A partir del decenio de los sesenta, España se convirtió en un país en vías de desarrollo, y eso favoreció la instalación en nuestro territorio de algunas empresas de automoción, como Citroen, en Vigo; Renault, en Valladolid; Peugeot, en Madrid; Ford, en Almusafes, o, posteriormente, General Motors, en Zaragoza.
Las razones por las que estas empresas se asentaron en nuestro país no se basaban en que los ejecutivos hubieran tenido unas gratas vacaciones aquí, o que suscitáramos una simpatía irresistible, sino sobre las perspectivas de futuro del mercado español, la baja cuota salarial y el nivel de formación industrial de los futuros trabajadores. Son los mismos argumentos por los que algunas industrias dejan de producir parte o todo de su manufactura en España y se marchan a otros países. La deslocalización es un fenómeno que va, no por barrios, sino por periodos, y de la misma manera que hubo una época en que nos favoreció, ahora nos perjudica.
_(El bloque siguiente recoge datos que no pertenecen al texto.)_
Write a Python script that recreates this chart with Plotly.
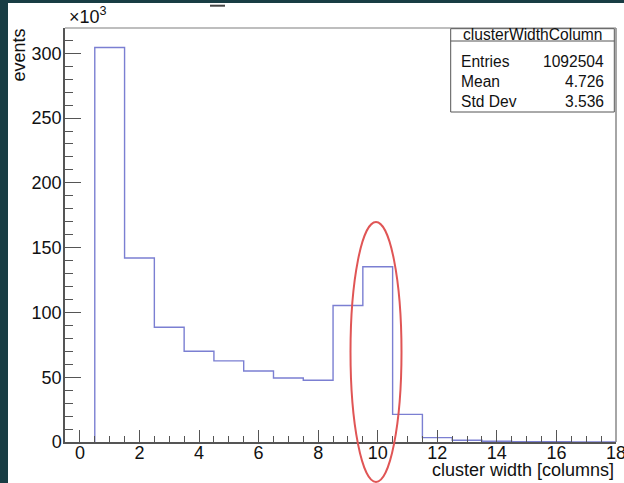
import plotly.graph_objects as go

# cluster width histogram (bin centres 1..18, counts in thousands)
bin_centers = list(range(1, 19))
counts_k = [304.5, 142.0, 88.6, 70.0, 62.6, 54.8, 49.4, 47.7, 105.3,
            135.3, 21.3, 3.4, 1.3, 0.6, 0.3, 0.2, 0.1, 0.1]

x_ticks = [0, 2, 4, 6, 8, 10, 12, 14, 16, 18]
y_ticks = [0, 50, 100, 150, 200, 250, 300]

stat_title = "clusterWidthColumn"
stat_labels = ["Entries", "Mean", "Std Dev"]
stat_values = ["1092504", "4.726", "3.536"]

W, H = 624, 483
L, R, T, B = 65, 8, 28, 41
PW, PH = W - L - R, H - T - B


def px(x):
    return (x - L) / PW


def py(y):
    return (H - B - y) / PH


# step outline like a ROOT histogram
xs = [bin_centers[0] - 0.5] + [c - 0.5 for c in bin_centers] + [bin_centers[-1] + 0.5]
ys = [0] + counts_k + [counts_k[-1]]

FONT = "Liberation Sans, Arial, sans-serif"
AX = "#555555"
FS = 18
SFS = 15.6

fig = go.Figure()
fig.add_trace(go.Scatter(
    x=xs, y=ys, mode="lines", line=dict(color="#7b7fd2", width=1.4, shape="hv"),
    hoverinfo="skip", showlegend=False,
))

fig.update_layout(
    width=W, height=H,
    margin=dict(l=L, r=R, t=T, b=B, pad=0, autoexpand=False),
    paper_bgcolor="#183d44",
    plot_bgcolor="white",
    font=dict(family=FONT, size=FS, color="#111"),
    xaxis=dict(
        range=[-0.5, 18], tickvals=x_ticks, ticktext=[str(v) for v in x_ticks],
        ticks="inside", ticklen=12, tickcolor=AX, tickwidth=1,
        minor=dict(dtick=0.5, tick0=0, ticks="inside", ticklen=6, tickcolor=AX),
        showline=True, linecolor=AX, linewidth=1.5,
        showgrid=False, zeroline=False, ticklabelstandoff=-6,
        ticklabeloverflow="allow", automargin=False,
    ),
    yaxis=dict(
        range=[0, 319.5], tickvals=y_ticks, ticktext=[str(v) for v in y_ticks],
        ticks="inside", ticklen=16, tickcolor=AX, tickwidth=1,
        minor=dict(dtick=10, tick0=0, ticks="inside", ticklen=8, tickcolor=AX),
        showline=True, linecolor=AX, linewidth=1.5,
        showgrid=False, zeroline=False, ticklabelstandoff=-2,
        ticklabeloverflow="allow", automargin=False,
    ),
)

shapes = [
    # white canvas inside the dark window border
    dict(type="rect", xref="paper", yref="paper", layer="below",
         x0=px(8), x1=px(W + 2), y0=py(3), y1=py(H + 2),
         fillcolor="white", line=dict(width=0)),
    # top and right frame edges
    dict(type="line", xref="paper", yref="paper", x0=0, x1=1, y0=1, y1=1,
         line=dict(color="#a8a8a8", width=1.5)),
    dict(type="line", xref="paper", yref="paper", x0=1, x1=1, y0=0, y1=1,
         line=dict(color="#888888", width=1.5)),
    # short dash of the title line
    dict(type="line", xref="paper", yref="paper", x0=px(210), x1=px(225),
         y0=py(5.7), y1=py(5.7), line=dict(color="#444", width=2)),
    # statistics box
    dict(type="rect", xref="paper", yref="paper",
         x0=px(450.7), x1=px(614.3), y0=py(112), y1=py(28.7),
         fillcolor="white", line=dict(color="#555", width=1)),
    dict(type="line", xref="paper", yref="paper",
         x0=px(450.7), x1=px(614.3), y0=py(41), y1=py(41),
         line=dict(color="#555", width=1)),
    # highlight around the peak at width 10
    dict(type="circle", xref="paper", yref="paper",
         x0=px(350.5), x1=px(401.5), y0=py(482), y1=py(222),
         line=dict(color="#e05555", width=2)),
]
fig.update_layout(shapes=shapes)

ann = [
    dict(text="events", x=px(18), y=py(27), textangle=-90,
         xanchor="center", yanchor="top", font=dict(size=FS)),
    dict(text="cluster width [columns]", x=px(616), y=py(470),
         xanchor="right", yanchor="middle", font=dict(size=FS)),
    dict(text="×10<sup>3</sup>", x=px(67), y=py(15),
         xanchor="left", yanchor="middle", font=dict(size=FS)),
    dict(text=stat_title, x=px(532.5), y=py(35),
         xanchor="center", yanchor="middle", font=dict(size=SFS)),
]
row_y = [61, 81, 101]
for lab, val, yy in zip(stat_labels, stat_values, row_y):
    ann.append(dict(text=lab, x=px(459), y=py(yy), xanchor="left",
                    yanchor="middle", font=dict(size=SFS)))
    ann.append(dict(text=val, x=px(606), y=py(yy), xanchor="right",
                    yanchor="middle", font=dict(size=SFS)))
for a in ann:
    a.update(xref="paper", yref="paper", showarrow=False)
fig.update_layout(annotations=ann)

fig.write_html("out.html")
A la deslocalización y al paro hay que añadir la "descolocación", un nuevo fenómeno que consiste en que las pocas personas que encuentran trabajo se tropiezan con una actividad para la que no les hace falta la sofisticada preparación que han recibido. Así, nos encontramos con licenciados en Derecho conduciendo un taxi, biólogos que trabajan de guardas rurales, filólogos de subalternos en algún organismo oficial o arquitectos dando clases particulares de matemáticas para alumnos de bachillerato. Esta discordancia que no puede olvidarse, puesto que quien la sufre la constata cuarenta horas a la semana, genera una frustración personal que, por la cantidad de afectados, comienza a convertirse en frustración social. Un caldo de cultivo ideal para aventureros, demagogos y granujas.